Photons travel with the speed of light and in various media can travel large distance without significant absorption. Therefore, they play a unique role in quantum technologies. The semiconductor platform is ideally suited for the generation of quantum states of light using quantum emitters and optically active spin qubits as well as for routing photons and creating effective photon-photon-interactions. This lecture will cover the fundamentals of semiconductor quantum photonics and their application in quantum technologies.

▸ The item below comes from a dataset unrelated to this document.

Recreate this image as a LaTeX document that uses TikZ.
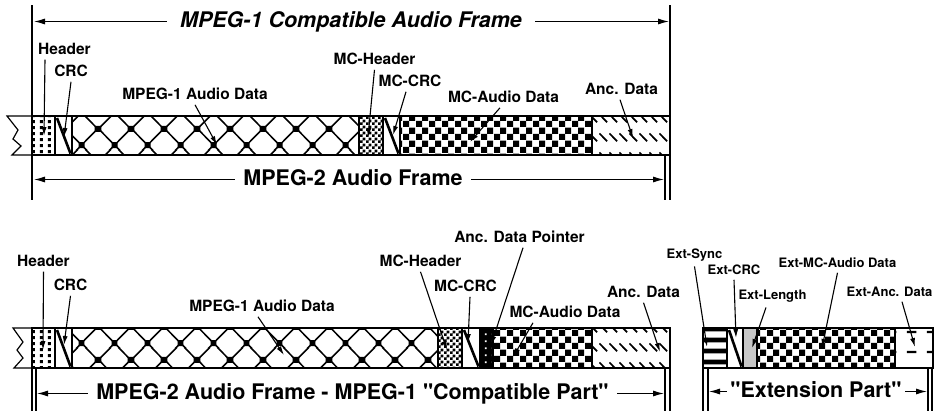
\documentclass[tikz,border=0pt]{standalone}
\usepackage{fontspec}
\setmainfont{TeX Gyre Heros}
\usetikzlibrary{arrows.meta,patterns}

% fill patterns of the frame fields
\pgfdeclarepatternformonly{hdrdots}{\pgfqpoint{0pt}{0pt}}{\pgfqpoint{7.5pt}{5.5pt}}{\pgfqpoint{7.5pt}{5.5pt}}{%
  \pgfpathrectangle{\pgfqpoint{2pt}{1pt}}{\pgfqpoint{3pt}{3.2pt}}\pgfusepath{fill}}
\pgfdeclarepatternformonly{diamonds}{\pgfqpoint{0pt}{0pt}}{\pgfqpoint{33pt}{33pt}}{\pgfqpoint{33pt}{33pt}}{%
  \pgfsetlinewidth{1.6pt}%
  \pgfpathmoveto{\pgfqpoint{9pt}{-2pt}}\pgfpathlineto{\pgfqpoint{35pt}{24pt}}%
  \pgfpathmoveto{\pgfqpoint{-2pt}{20pt}}\pgfpathlineto{\pgfqpoint{13pt}{35pt}}%
  \pgfpathmoveto{\pgfqpoint{-2pt}{23pt}}\pgfpathlineto{\pgfqpoint{23pt}{-2pt}}%
  \pgfpathmoveto{\pgfqpoint{19pt}{35pt}}\pgfpathlineto{\pgfqpoint{35pt}{19pt}}%
  \pgfusepath{stroke}%
  \pgfpathrectangle{\pgfqpoint{13pt}{2pt}}{\pgfqpoint{6pt}{6pt}}%
  \pgfpathrectangle{\pgfqpoint{29.5pt}{18.5pt}}{\pgfqpoint{6pt}{6pt}}%
  \pgfpathrectangle{\pgfqpoint{-3.5pt}{18.5pt}}{\pgfqpoint{6pt}{6pt}}%
  \pgfusepath{fill}}
\pgfdeclarepatternformonly{finechk}{\pgfqpoint{0pt}{0pt}}{\pgfqpoint{6pt}{6pt}}{\pgfqpoint{6pt}{6pt}}{%
  \pgfpathrectangle{\pgfqpoint{0pt}{0pt}}{\pgfqpoint{3pt}{3pt}}%
  \pgfpathrectangle{\pgfqpoint{3pt}{3pt}}{\pgfqpoint{3pt}{3pt}}\pgfusepath{fill}}
\pgfdeclarepatternformonly{bigchk}{\pgfqpoint{0pt}{0pt}}{\pgfqpoint{13pt}{13pt}}{\pgfqpoint{13pt}{13pt}}{%
  \pgfpathrectangle{\pgfqpoint{0pt}{0pt}}{\pgfqpoint{6.5pt}{6.5pt}}%
  \pgfpathrectangle{\pgfqpoint{6.5pt}{6.5pt}}{\pgfqpoint{6.5pt}{6.5pt}}\pgfusepath{fill}}
\pgfdeclarepatternformonly{ancdash}{\pgfqpoint{0pt}{0pt}}{\pgfqpoint{9.5pt}{19pt}}{\pgfqpoint{9.5pt}{19pt}}{%
  \pgfsetlinewidth{1.8pt}%
  \pgfpathmoveto{\pgfqpoint{0.5pt}{14pt}}\pgfpathlineto{\pgfqpoint{8.5pt}{6pt}}\pgfusepath{stroke}}
\pgfdeclarepatternformonly{ptrdots}{\pgfqpoint{0pt}{0pt}}{\pgfqpoint{7pt}{7pt}}{\pgfqpoint{7pt}{7pt}}{%
  \pgfpathrectangle{\pgfqpoint{2pt}{2pt}}{\pgfqpoint{2pt}{2pt}}\pgfusepath{fill}}
\pgfdeclarepatternformonly{syncbars}{\pgfqpoint{0pt}{0pt}}{\pgfqpoint{20pt}{11pt}}{\pgfqpoint{20pt}{11pt}}{%
  \pgfpathrectangle{\pgfqpoint{-1pt}{6pt}}{\pgfqpoint{22pt}{5pt}}\pgfusepath{fill}}
\pgfdeclarepatternformonly{extdash}{\pgfqpoint{0pt}{0pt}}{\pgfqpoint{20pt}{20pt}}{\pgfqpoint{20pt}{20pt}}{%
  \pgfpathrectangle{\pgfqpoint{7pt}{0.8pt}}{\pgfqpoint{10pt}{2.4pt}}\pgfusepath{fill}}

\begin{document}
\begin{tikzpicture}[x=1pt, y=-1pt, line width=1.2pt, >={Latex[length=9pt,width=5pt]}]
\tikzset{
  seg/.style={draw, inner sep=0pt, outer sep=0pt, anchor=north west, minimum height=39pt},
  lbl/.style={anchor=base, inner xsep=1pt, inner ysep=5pt, font=\bfseries\fontsize{15.5}{17}\selectfont},
  extlbl/.style={lbl, font=\bfseries\fontsize{13}{15}\selectfont},
  ttl/.style={anchor=base, inner xsep=8pt, inner ysep=0pt, text height=15.5pt, text depth=4.5pt, font=\bfseries\fontsize{21.5}{24}\selectfont},
  pointer/.style={->, line width=1.1pt},
  dimarr/.style={->, line width=1.1pt, >={Latex[length=11pt,width=6pt]}},
  crcstroke/.style={line width=2.6pt}
}
\useasboundingbox (0,0) rectangle (934,413);

% MPEG-1 compatible frame
\node[seg, minimum width=23pt, pattern=hdrdots] (hd1) at (32,116) {};
\node[seg, minimum width=17pt] (crc1) at (hd1.north east) {};
\node[seg, minimum width=287pt, pattern=diamonds] (am1) at (crc1.north east) {};
\node[seg, minimum width=24pt, pattern=finechk] (mch1) at (am1.north east) {};
\node[seg, minimum width=17pt] (mcc1) at (mch1.north east) {};
\node[seg, minimum width=192pt, pattern=bigchk] (mca1) at (mcc1.north east) {};
\node[seg, minimum width=78pt, pattern=ancdash] (anc1) at (mca1.north east) {};
\draw[crcstroke] ([shift={(2,2)}]crc1.north west) -- ([shift={(-1.5,-1.5)}]crc1.south east);
\draw[crcstroke] ([shift={(2,2)}]mcc1.north west) -- ([shift={(-1.5,-1.5)}]mcc1.south east);
\draw (hd1.north west) -- (7,116) -- (18,130) -- (13,139) -- (21,146) -- (12,155) -- (hd1.south west);

\draw (32,5) -- (32,200);
\draw (670,5) -- (670,200);
\draw (665,155) -- (665,200);

\coordinate (tl) at (34,0);
\coordinate (tr) at (669,0);
\coordinate (br) at (664,0);
\coordinate (bl) at (37,0);
\coordinate (el) at (709,0);
\coordinate (er) at (927,0);

\node[ttl, inner xsep=13pt, font=\bfseries\itshape\fontsize{21.5}{24}\selectfont] (cmp) at (351,27) {MPEG-1 Compatible Audio Frame};
\draw[dimarr] (cmp.west) -- (cmp.west -| tl);
\draw[dimarr] (cmp.east) -- (cmp.east -| tr);
\node[ttl] (fr2) at (353,185) {MPEG-2 Audio Frame};
\draw[dimarr] (fr2.west) -- (fr2.west -| tl);
\draw[dimarr] (fr2.east) -- (fr2.east -| br);

\node[lbl] (lhd1) at (64.5,54) {Header};
\node[lbl] (lcrc1) at (71,76) {CRC};
\node[lbl] (lam1) at (195,99) {MPEG-1 Audio Data};
\node[lbl] (lmch1) at (374.5,64) {MC-Header};
\node[lbl] (lmcc1) at (410,86) {MC-CRC};
\node[lbl] (lmca1) at (503.5,102) {MC-Audio Data};
\node[lbl] (lanc1) at (621.5,94) {Anc. Data};

\coordinate (thd1) at (44,136);
\coordinate (tcrc1) at (64,137);
\coordinate (tam1) at (217,145);
\coordinate (tmch1) at (368,137);
\coordinate (tmcc1) at (393,135);
\coordinate (tmca1) at (470,142);
\coordinate (tanc1) at (633,138);
\draw[pointer] ([xshift=-19.5pt]lhd1.south) -- (thd1);
\draw[pointer] (lcrc1.south) -- (tcrc1);
\draw[pointer] (lam1.south) -- (tam1);
\draw[pointer] (lmch1.south) -- (tmch1);
\draw[pointer] ([xshift=-4pt]lmcc1.south) -- (tmcc1);
\draw[pointer] ([xshift=-3.5pt]lmca1.south) -- (tmca1);
\draw[pointer] ([xshift=-1.5pt]lanc1.south) -- (tanc1);

% MPEG-2 frame with extension
\node[seg, minimum height=40pt, minimum width=23pt, pattern=hdrdots] (hd2) at (32,328) {};
\node[seg, minimum height=40pt, minimum width=17pt] (crc2) at (hd2.north east) {};
\node[seg, minimum height=40pt, minimum width=366pt, pattern=diamonds] (am2) at (crc2.north east) {};
\node[seg, minimum height=40pt, minimum width=24pt, pattern=finechk] (mch2) at (am2.north east) {};
\node[seg, minimum height=40pt, minimum width=18pt] (mcc2) at (mch2.north east) {};
\node[seg, minimum height=40pt, minimum width=13pt, preaction={fill=black}, pattern=ptrdots, pattern color=white] (adp) at (mcc2.north east) {};
\node[seg, minimum height=40pt, minimum width=99pt, pattern=bigchk] (mca2) at (adp.north east) {};
\node[seg, minimum height=40pt, minimum width=78pt, pattern=ancdash] (anc2) at (mca2.north east) {};
\draw[crcstroke] ([shift={(2,2)}]crc2.north west) -- ([shift={(-1.5,-1.5)}]crc2.south east);
\draw[crcstroke] ([shift={(2,2)}]mcc2.north west) -- ([shift={(-1.5,-1.5)}]mcc2.south east);
\draw (hd2.north west) -- (13,328) -- (23,342) -- (17,350) -- (23,358) -- (14,368) -- (hd2.south west);

\node[seg, minimum height=40pt, minimum width=24pt, pattern=syncbars] (esy) at (703,328) {};
\node[seg, minimum height=40pt, minimum width=16pt] (ecrc) at (esy.north east) {};
\node[seg, minimum height=40pt, minimum width=14pt, fill=black!22] (elen) at (ecrc.north east) {};
\node[seg, minimum height=40pt, minimum width=138pt, pattern=bigchk] (emca) at (elen.north east) {};
\node[seg, minimum height=40pt, minimum width=38pt, pattern=extdash] (eanc) at (emca.north east) {};
\draw[crcstroke] ([shift={(2,2)}]ecrc.north west) -- ([shift={(-1.5,-1.5)}]ecrc.south east);

\draw (32,368) -- (32,411);
\draw (36,368) -- (36,411);
\draw (665,368) -- (665,411);
\draw (670,368) -- (670,411);
\draw (703,368) -- (703,411);
\draw (708,368) -- (708,411);
\draw (928,368) -- (928,411);
\draw (932,368) -- (932,411);

\node[ttl] (prt) at (352.5,399) {MPEG-2 Audio Frame - MPEG-1 \textquotedbl Compatible Part\textquotedbl};
\draw[dimarr] (prt.west) -- (prt.west -| bl);
\draw[dimarr] (prt.east) -- (prt.east -| br);
\node[ttl, inner xsep=3pt] (ext) at (816,397) {\textquotedbl Extension Part\textquotedbl};
\draw[dimarr] (ext.west) -- (ext.west -| el);
\draw[dimarr] (ext.east) -- (ext.east -| er);

\node[lbl] (lhd2) at (43.5,266) {Header};
\node[lbl] (lcrc2) at (70.5,290) {CRC};
\node[lbl] (lam2) at (262,311) {MPEG-1 Audio Data};
\node[lbl] (lmch2) at (420.5,266) {MC-Header};
\node[lbl] (ladp) at (519.5,242) {Anc. Data Pointer};
\node[lbl] (lmcc2) at (465.5,291) {MC-CRC};
\node[lbl] (lmca2) at (565,317) {MC-Audio Data};
\node[lbl] (lanc2) at (643.5,297) {Anc. Data};

\coordinate (thd2) at (43,350);
\coordinate (tcrc2) at (64,345);
\coordinate (tam2) at (284,355);
\coordinate (tmch2) at (447,350);
\coordinate (tmcc2) at (468,343);
\coordinate (tadp) at (491,345);
\coordinate (tmca2) at (513,357);
\coordinate (tanc2) at (660,352);
\draw[pointer] (lhd2.south) -- (thd2);
\draw[pointer] (lcrc2.south) -- (tcrc2);
\draw[pointer] ([xshift=-4pt]lam2.south) -- (tam2);
\draw[pointer] (lmch2.south) -- (tmch2);
\draw[pointer] ([xshift=4.5pt]lmcc2.south) -- (tmcc2);
\draw[pointer] ([xshift=3.5pt]ladp.south) -- (tadp);
\draw[pointer] ([xshift=-32pt]lmca2.south) -- (tmca2);
\draw[pointer] (lanc2.south) -- (tanc2);

\node[extlbl] (lesy) at (694.5,258) {Ext-Sync};
\node[extlbl] (lecrc) at (734,274) {Ext-CRC};
\node[extlbl] (lelen) at (772.5,299) {Ext-Length};
\node[extlbl] (lemca) at (837.5,267) {Ext-MC-Audio Data};
\node[extlbl] (leanc) at (889.5,296) {Ext-Anc. Data};

\coordinate (tesy) at (707,347);
\coordinate (tecrc) at (736,338);
\coordinate (telen) at (752,348);
\coordinate (temca) at (822,348);
\coordinate (teanc) at (915,347);
\draw[pointer] (lesy.south) -- (tesy);
\draw[pointer] (lecrc.south) -- (tecrc);
\draw[pointer] ([xshift=-6.5pt]lelen.south) -- (telen);
\draw[pointer] (lemca.south) -- (temca);
\draw[pointer] ([xshift=12.5pt]leanc.south) -- (teanc);
\end{tikzpicture}
\end{document}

Specific aspects are:

Fundamentals of quantum photonics
Examples of optically-active semiconductor qubits
Quantum communication
Photonic quantum computing

Learning Outcome

After successful completion of the module the students have developed a deep understanding of:

Single qubits, two-qubit states and quantum entanglement
Coherent light-matter interaction and resonator QED
Advantages and disadvantages of different optically-active semiconductor qubits
Different protocols for quantum communication and their implementation
Possibilities to use photons for quantum computing

Preconditions

No preconditions in addition to the requirements for the Master’s program in Physics.

Courses, Learning and Teaching Methods and Literature

Courses and Schedule

WS 2018/9 SS 2018

Type	SWS	Title	Lecturer(s)	Dates
VO	2	Semiconductor Quantum Photonics	Müller, K.	Thu, 12:00–14:00, WSI S101
UE	1	Exercise to Semiconductor Quantum Photonics	Müller, K.

Learning and Teaching Methods

In the thematically structured lecture the learning content is presented. With cross references between different topics the universal concepts in semiconductor quantum photonics are shown. In scientific discussions the students are involved to stimulate their analytic-physics intellectual power.

Media

Blackboard (Tablet)

PowerPoint

Literature

Loudon, R. - The Quantum Theory of Light - (OUP Oxford, 2000)

Cohen-Tannoudji, C., Dupont-Roc, J., Grynberg, G. & Thickstun, P. - Atom-Photon Interactions: Basic Processes and Applications - (Wiley Online Library, 1992).

Peter Michler - Quantum Dots for Quantum Information Technologies - (Springer, 2017).

Module Exam

Description of exams and course work

There will be a written exam of 60 minutes duration. Therein the achievement of the competencies given in section learning outcome is tested exemplarily at least to the given cognition level using comprehension questions and sample problems.

In accordance with §12 (8) APSO the exam can be done as an oral exam. In this case the time duration is 25 minutes.

For example an assignment in the exam might be:

What is a quantum repeater and how does it work?
What is a photonic cluster state and how can it be generated?

Exam Repetition

The exam may be repeated at the end of the semester.